At the treaty with Dunmore, he made a speech alike creditable to his love of country and his sense of justice. He pourtrayed, in living colors, the wrongs inflicted upon the Indians by the colonists, and placed in strong contrast the former and present condition of his nation, the one being happy and prosperous, the other degraded and oppressed. He spoke in a strain of manly boldness of the repeated perfidy of the white people; and especially, of the unblushing dishonesty of the traders; and, finally concluded by proposing as one of the fundamental provisions of the treaty, that no commerce with the Indians should be carried on for individual profit, but that honest men should be sent among them by their white brother, with such things as they needed, to be exchanged, at a fair price, for their skins and furs: and still further, that no “fire-water,” of any kind, should be introduced among them, inasmuch as it depraved his people and stimulated them to aggressions upon their white brethren.

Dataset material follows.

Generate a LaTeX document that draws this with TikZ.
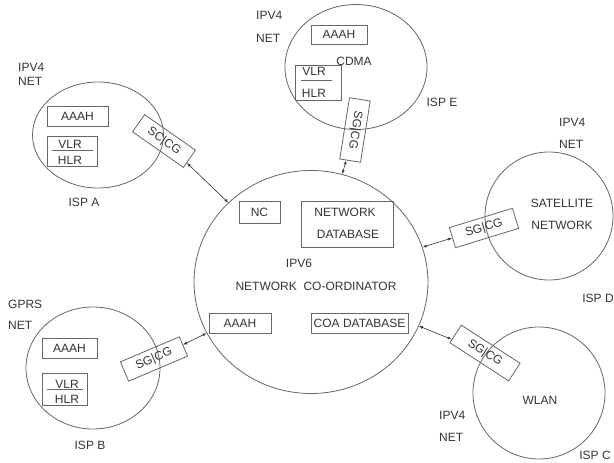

As an orator, the fame of Cornstalk stands high. Colonel Benjamin Wilson, an officer in Dunmore’s campaign, in 1774, who was present at the interview (at camp Charlotte) between the chiefs and the governor, in speaking of Cornstalk, says, “when he arose, he was in no wise confused or daunted, but spoke in a distinct and audible voice, without stammering or repetition, and with peculiar emphasis. His looks, while addressing Dunmore, were truly grand and majestic, yet graceful and attractive. I have heard the first orators in Virginia,—Patrick Henry and Richard Henry Lee,—but never have I heard one whose powers of delivery surpassed those of Cornstalk.”